Show every line where "drawn" occurs.

****************

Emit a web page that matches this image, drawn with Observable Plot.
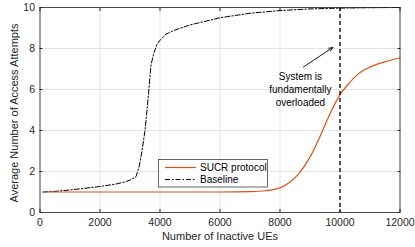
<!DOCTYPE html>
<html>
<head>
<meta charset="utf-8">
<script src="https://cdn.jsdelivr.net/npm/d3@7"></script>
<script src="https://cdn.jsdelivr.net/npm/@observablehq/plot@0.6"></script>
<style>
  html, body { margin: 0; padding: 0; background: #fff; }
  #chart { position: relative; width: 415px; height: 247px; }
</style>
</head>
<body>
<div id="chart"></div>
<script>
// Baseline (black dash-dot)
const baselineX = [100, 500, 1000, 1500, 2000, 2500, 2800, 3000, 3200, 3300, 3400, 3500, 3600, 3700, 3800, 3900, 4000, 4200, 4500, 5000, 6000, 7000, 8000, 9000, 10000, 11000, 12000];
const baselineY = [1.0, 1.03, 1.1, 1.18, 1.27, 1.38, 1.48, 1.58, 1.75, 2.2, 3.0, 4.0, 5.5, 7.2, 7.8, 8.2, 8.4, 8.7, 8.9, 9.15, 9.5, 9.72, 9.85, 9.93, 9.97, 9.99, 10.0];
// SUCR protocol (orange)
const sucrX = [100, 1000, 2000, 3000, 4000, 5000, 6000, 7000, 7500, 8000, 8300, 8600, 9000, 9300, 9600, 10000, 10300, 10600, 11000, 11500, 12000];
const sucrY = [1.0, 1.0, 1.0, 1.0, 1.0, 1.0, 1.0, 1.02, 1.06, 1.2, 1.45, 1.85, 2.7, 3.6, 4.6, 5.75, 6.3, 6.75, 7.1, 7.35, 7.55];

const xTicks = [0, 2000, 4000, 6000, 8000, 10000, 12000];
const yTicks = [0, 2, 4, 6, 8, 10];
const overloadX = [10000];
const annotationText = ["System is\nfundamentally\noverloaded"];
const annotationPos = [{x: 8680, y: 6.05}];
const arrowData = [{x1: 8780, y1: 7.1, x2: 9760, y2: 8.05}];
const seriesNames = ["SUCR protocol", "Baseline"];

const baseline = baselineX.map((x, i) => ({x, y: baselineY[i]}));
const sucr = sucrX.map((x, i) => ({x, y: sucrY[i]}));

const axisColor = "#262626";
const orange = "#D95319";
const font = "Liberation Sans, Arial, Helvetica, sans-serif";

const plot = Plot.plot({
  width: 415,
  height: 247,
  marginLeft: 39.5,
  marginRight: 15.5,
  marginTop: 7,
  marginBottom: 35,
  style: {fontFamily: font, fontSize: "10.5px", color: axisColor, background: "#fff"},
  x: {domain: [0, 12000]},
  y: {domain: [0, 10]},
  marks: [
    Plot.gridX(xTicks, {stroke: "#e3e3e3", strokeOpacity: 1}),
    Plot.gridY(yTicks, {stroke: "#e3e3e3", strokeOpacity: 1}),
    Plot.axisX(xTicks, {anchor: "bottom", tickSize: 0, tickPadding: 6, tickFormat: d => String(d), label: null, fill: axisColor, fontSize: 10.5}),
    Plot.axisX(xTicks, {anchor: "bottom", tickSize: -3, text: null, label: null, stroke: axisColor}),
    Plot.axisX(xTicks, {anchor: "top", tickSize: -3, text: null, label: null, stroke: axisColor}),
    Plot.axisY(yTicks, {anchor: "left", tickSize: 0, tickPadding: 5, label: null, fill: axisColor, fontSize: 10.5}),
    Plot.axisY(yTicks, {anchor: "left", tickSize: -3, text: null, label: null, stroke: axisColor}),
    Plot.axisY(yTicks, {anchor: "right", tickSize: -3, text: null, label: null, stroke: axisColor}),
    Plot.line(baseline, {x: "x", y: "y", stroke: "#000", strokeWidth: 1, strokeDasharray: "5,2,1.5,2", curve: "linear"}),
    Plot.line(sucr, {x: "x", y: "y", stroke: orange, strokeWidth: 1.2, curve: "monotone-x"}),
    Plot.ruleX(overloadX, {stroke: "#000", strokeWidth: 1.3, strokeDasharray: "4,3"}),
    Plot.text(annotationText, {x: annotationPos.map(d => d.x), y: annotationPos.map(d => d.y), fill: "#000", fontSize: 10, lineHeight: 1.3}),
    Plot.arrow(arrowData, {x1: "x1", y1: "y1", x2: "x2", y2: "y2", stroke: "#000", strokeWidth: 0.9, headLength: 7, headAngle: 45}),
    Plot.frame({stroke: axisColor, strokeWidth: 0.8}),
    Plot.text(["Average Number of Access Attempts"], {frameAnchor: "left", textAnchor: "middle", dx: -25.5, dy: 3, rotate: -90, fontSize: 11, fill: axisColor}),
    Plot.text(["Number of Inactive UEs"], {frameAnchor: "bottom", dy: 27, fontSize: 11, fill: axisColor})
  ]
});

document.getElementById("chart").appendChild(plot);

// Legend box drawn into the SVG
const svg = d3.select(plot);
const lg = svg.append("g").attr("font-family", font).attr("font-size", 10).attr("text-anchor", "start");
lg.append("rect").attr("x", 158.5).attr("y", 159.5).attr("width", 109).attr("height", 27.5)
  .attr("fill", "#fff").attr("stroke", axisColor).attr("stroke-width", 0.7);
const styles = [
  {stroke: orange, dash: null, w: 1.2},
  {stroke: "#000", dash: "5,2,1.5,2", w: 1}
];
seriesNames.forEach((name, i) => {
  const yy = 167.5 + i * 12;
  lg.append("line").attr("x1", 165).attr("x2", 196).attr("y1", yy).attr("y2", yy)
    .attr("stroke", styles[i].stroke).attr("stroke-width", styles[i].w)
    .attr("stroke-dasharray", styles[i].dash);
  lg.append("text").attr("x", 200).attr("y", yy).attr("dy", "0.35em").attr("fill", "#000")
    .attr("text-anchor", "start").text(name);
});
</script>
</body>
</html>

****************

### Solved problem
Emit a web page that matches this image, drawn with Observable Plot.
// Legend box drawn into the SVG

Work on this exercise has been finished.